По воспоминаниям Александра Герцена
Кружки 30-х годов
Тридцать лет тому назад Россия будущего существовала исключительно между несколькими мальчиками, только что вышедшими из детства, а в них было наследие общечеловеческой науки и чисто народной Руси. Новая жизнь эта прозябала, как трава, пытающаяся расти на губах неостывшего кратера.
В самой пасти чудовища выделяются дети, не похожие на других детей, они растут, развиваются и начинают жить совсем другой жизнью. Слабые, ничтожные, ничем не поддержанные, напротив, всем гонимые, они легко могут погибнуть без малейшего следа, но остаются, и если умирают на полдороге, то не все умирают с ними. Это начальные ячейки, зародыши истории, едва заметные, едва существующие, как все зародыши вообще.
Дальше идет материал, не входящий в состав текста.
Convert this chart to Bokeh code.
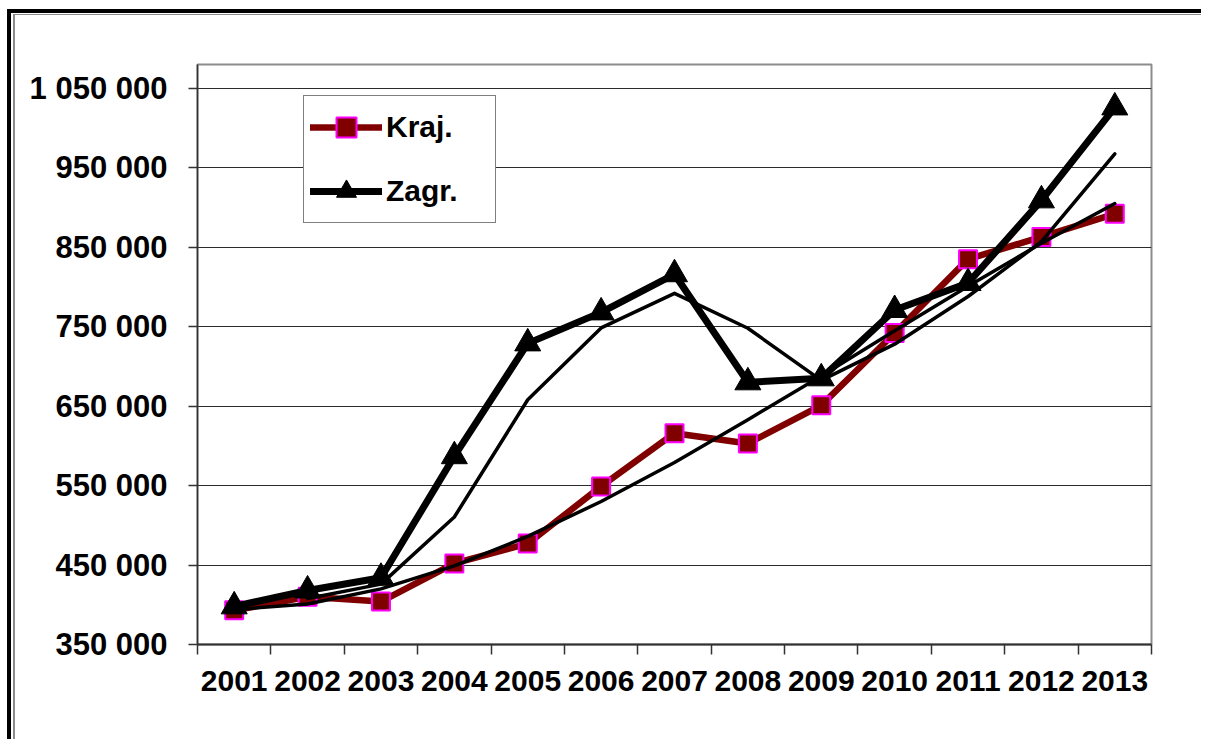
from bokeh.plotting import figure
from bokeh.models import Range1d, FixedTicker, Legend, LegendItem
from bokeh.embed import file_html
from bokeh.resources import INLINE

# ---- data ----
years = [2001, 2002, 2003, 2004, 2005, 2006, 2007, 2008, 2009, 2010, 2011, 2012, 2013]
kraj = [393000, 410000, 404000, 452000, 477000, 549000, 616000, 603000, 651000, 742000, 835000, 863000, 892000]
zagr = [398000, 418000, 434000, 587000, 729000, 768000, 816000, 680000, 685000, 771000, 805000, 909000, 1026000]
# polynomial trend line of "Kraj." (thin black)
kraj_trend = [394000, 401000, 420000, 449000, 486000, 530000, 579000, 633000, 688000, 745000, 801000, 855000, 905000]
# 2-period moving average of "Zagr." (thin black), starts at 2002
zagr_ma_years = [2002, 2003, 2004, 2005, 2006, 2007, 2008, 2009, 2010, 2011, 2012, 2013]
zagr_ma = [408000, 426000, 510500, 658000, 748500, 792000, 748000, 682500, 728000, 788000, 857000, 967500]

y_ticks = [350000, 450000, 550000, 650000, 750000, 850000, 950000, 1050000]
y_tick_labels = ["350 000", "450 000", "550 000", "650 000", "750 000", "850 000", "950 000", "1 050 000"]
year_bounds = [y - 0.5 for y in years] + [years[-1] + 0.5]

FONT = "Liberation Sans"

frame_css = ("inset 7px 9px 0 0 white, inset 11px 13px 0 0 black, "
             "inset 13px 14px 0 0 white, inset 15px 15px 0 0 #8c8c8c")

p = figure(width=1201, height=739, output_backend="svg", toolbar_location=None,
           x_range=Range1d(years[0] - 0.5, years[-1] + 0.5),
           y_range=Range1d(350000, 1080000),
           min_border_left=197, min_border_right=50, min_border_top=64, min_border_bottom=95,
           background_fill_color="white", border_fill_color="white", border_fill_alpha=0,
           styles={"box-shadow": frame_css, "background-color": "white"})

p.outline_line_color = "#8c8c8c"
p.outline_line_width = 2

# grid
p.xgrid.visible = False
p.ygrid.ticker = FixedTicker(ticks=y_ticks)
p.ygrid.grid_line_color = "#2b2b2b"
p.ygrid.grid_line_width = 1

# y axis
ya = p.yaxis[0]
ya.ticker = FixedTicker(ticks=y_ticks)
ya.major_label_overrides = {t: s for t, s in zip(y_ticks, y_tick_labels)}
ya.major_label_text_font = FONT
ya.major_label_text_font_style = "bold"
ya.major_label_text_font_size = "31px"
ya.major_label_text_color = "black"
ya.major_tick_in = 0
ya.major_tick_out = 9
ya.minor_tick_line_color = None
ya.major_label_standoff = 21
ya.axis_line_color = "#333333"
ya.axis_line_width = 1.5
ya.major_tick_line_color = "#333333"
ya.major_tick_line_width = 1.5

# x axis
xa = p.xaxis[0]
xa.ticker = FixedTicker(ticks=years, minor_ticks=year_bounds)
xa.major_label_text_font = FONT
xa.major_label_text_font_style = "bold"
xa.major_label_text_font_size = "30px"
xa.major_label_text_color = "black"
xa.major_tick_line_color = None
xa.major_tick_in = 0
xa.major_tick_out = 10
xa.minor_tick_in = 0
xa.minor_tick_out = 10
xa.minor_tick_line_color = "#333333"
xa.minor_tick_line_width = 1.5
xa.major_label_standoff = 16
xa.axis_line_color = "#333333"
xa.axis_line_width = 2

# series
kl = p.line(years, kraj, line_color="#800000", line_width=6.5, line_join="round", line_cap="round")
ks = p.scatter(years, kraj, marker="square", size=18, fill_color="#800000",
               line_color="#ff00ff", line_width=2)
zl = p.line(years, zagr, line_color="black", line_width=7, line_join="round", line_cap="round")
zt = p.scatter(years, zagr, marker="triangle", size=26, fill_color="black", line_color="black")

p.line(years, kraj_trend, line_color="black", line_width=3.5, line_cap="round", line_join="round")
p.line(zagr_ma_years, zagr_ma, line_color="black", line_width=3.5, line_cap="round", line_join="round")

legend = Legend(items=[LegendItem(label="Kraj.", renderers=[kl, ks]),
                       LegendItem(label="Zagr.", renderers=[zl, zt])],
                location=(106, 421), margin=0, padding=6, spacing=14,
                glyph_width=72, glyph_height=50, label_height=30, label_width=103,
                label_standoff=4,
                label_text_font=FONT, label_text_font_style="bold",
                label_text_font_size="30px", label_text_color="black",
                border_line_color="black", border_line_width=1.2,
                background_fill_color="white", background_fill_alpha=1)
p.add_layout(legend, "center")

open("out.html", "w").write(file_html(p, INLINE))
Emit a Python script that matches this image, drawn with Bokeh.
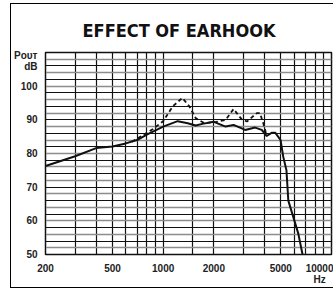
from bokeh.plotting import figure
from bokeh.models import FixedTicker, Grid, Title
from bokeh.embed import file_html
from bokeh.resources import INLINE

# --- data ---
solid_f = [200, 300, 400, 500, 600, 700, 800, 1000, 1220, 1400, 1560, 1710, 2000, 2350, 2620,
           3070, 3520, 3850, 4120, 4430, 4630, 4980, 5170, 5400, 5540, 5860, 6350, 6730]
solid_db = [76.3, 79.2, 81.6, 82.1, 83.0, 84.0, 85.6, 88.0, 89.6, 89.0, 88.3, 88.8, 89.4, 88.0, 88.5,
            87.0, 87.7, 87.0, 85.2, 86.2, 86.2, 84.0, 79.0, 75.0, 66.0, 62.0, 56.2, 50.0]

dashed_f = [650, 750, 866, 1000, 1140, 1300, 1430, 1560, 1760, 2070, 2350, 2620, 2920, 3150,
            3600, 3760, 3960, 4120]
dashed_db = [83.5, 85.3, 87.2, 89.6, 94.0, 96.5, 94.0, 90.5, 89.0, 89.4, 90.0, 93.2, 90.2, 89.5,
             92.0, 92.0, 88.5, 85.3]

x_tick_vals = [200, 500, 1000, 2000, 5000, 10000]
x_tick_labels = ["200", "500", "1000", "2000", "5000", "10000\nHz"]
x_grid_vals = [300, 400, 500, 600, 700, 800, 900, 1000, 1500, 2000, 3000, 4000, 5000,
               6000, 7000, 8000, 9000, 10000]
y_tick_vals = [50, 60, 70, 80, 90, 100]
y_tick_labels = ["50", "60", "70", "80", "90", "100"]
y_unit_label = "P\u1d0f\u1d1c\u1d1b\ndB"
y_grid_dark = list(range(50, 111, 4))
y_grid_light = list(range(52, 111, 4))

UNIT_LABEL_AT = 107.6   # vertical placement of the unit caption (layout constant)
TICK_FONT = "Liberation Sans"

p = figure(width=323, height=285, x_axis_type="log", x_range=(200, 10000), y_range=(50, 110),
           output_backend="svg", toolbar_location=None,
           min_border_left=34, min_border_right=3, min_border_top=48, min_border_bottom=35)
p.styles = {"border-left": "1px solid black", "border-top": "1px solid black",
            "border-bottom": "1px solid black", "position": "relative",
            "left": "10px", "top": "3px"}

p.background_fill_color = "white"
p.border_fill_color = "white"
p.outline_line_color = "#111111"
p.outline_line_width = 1.5

# title
p.title = Title(text="EFFECT OF EARHOOK", align="left", offset=37,
                text_font="DejaVu Sans Condensed", text_font_size="18px",
                text_font_style="bold", text_color="#111111", standoff=23)

# grids
p.xgrid[0].ticker = FixedTicker(ticks=x_grid_vals)
p.xgrid[0].grid_line_color = "#111111"
p.xgrid[0].grid_line_width = 1.2
p.xgrid[0].grid_line_alpha = 1.0

p.ygrid[0].ticker = FixedTicker(ticks=y_grid_dark)
p.ygrid[0].grid_line_color = "#111111"
p.ygrid[0].grid_line_width = 1.2
p.ygrid[0].grid_line_alpha = 1.0
p.add_layout(Grid(dimension=1, ticker=FixedTicker(ticks=y_grid_light),
                  grid_line_color="#8c8c8c", grid_line_width=1.6))

# axes
xa = p.xaxis[0]
xa.ticker = FixedTicker(ticks=x_tick_vals)
xa.major_label_overrides = {v: s for v, s in zip(x_tick_vals, x_tick_labels)}
ya = p.yaxis[0]
ya.ticker = FixedTicker(ticks=y_tick_vals + [UNIT_LABEL_AT])
y_over = {v: s for v, s in zip(y_tick_vals, y_tick_labels)}
y_over[UNIT_LABEL_AT] = y_unit_label
ya.major_label_overrides = y_over
for ax in (xa, ya):
    ax.major_tick_out = 0
    ax.major_tick_in = 0
    ax.minor_tick_out = 0
    ax.minor_tick_in = 0
    ax.axis_line_color = "#111111"
    ax.major_label_text_font = TICK_FONT
    ax.major_label_text_font_size = "10px"
    ax.major_label_text_font_style = "bold"
    ax.major_label_text_color = "#222222"
    ax.major_label_text_line_height = 1.0
    ax.major_label_standoff = 8

# curves
p.line(dashed_f, dashed_db, line_color="#111111", line_width=1.8, line_dash="4 3")
p.line(solid_f, solid_db, line_color="#111111", line_width=2)

open("out.html", "w").write(file_html(p, INLINE))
Мало-помалу из них составляют группы. Более родное собирается около своих средоточий, группы потом отталкивают друг друга. Это расчленение дает им ширь и разносторонность для развития, развиваясь до конца, то есть до крайности, ветви опять соединяются, как бы они ни назывались — кругом Станкевича, славянофилами или нашим кружком.
Главная черта всех их — глубокое чувство отчуждения от официальной России, от среды, их окружавшей, и с тем вместе стремление выйти из нее — а у некоторых порывистое желание вывести и ее самое.
Возражение, что эти кружки, незаметные ни сверху, ни снизу, представляют явление исключительное, постороннее, бессвязанное, что воспитание большей части этой молодежи было экзотическое, чужое и что они скорее выражают перевод на русское французских и немецких идей, чем что-нибудь свое, — нам кажется очень неосновательным.
…Если аристократы прошлого века, систематически пренебрегавшие всем русским, оставались в самом деле невероятно больше русскими, чем дворовые оставались мужиками, то тем больше русского характера не могло утратиться у молодых людей оттого, что они занимались науками по французским и немецким книгам. Часть московских славян с Гегелем в руках взошли в ультраславянизм.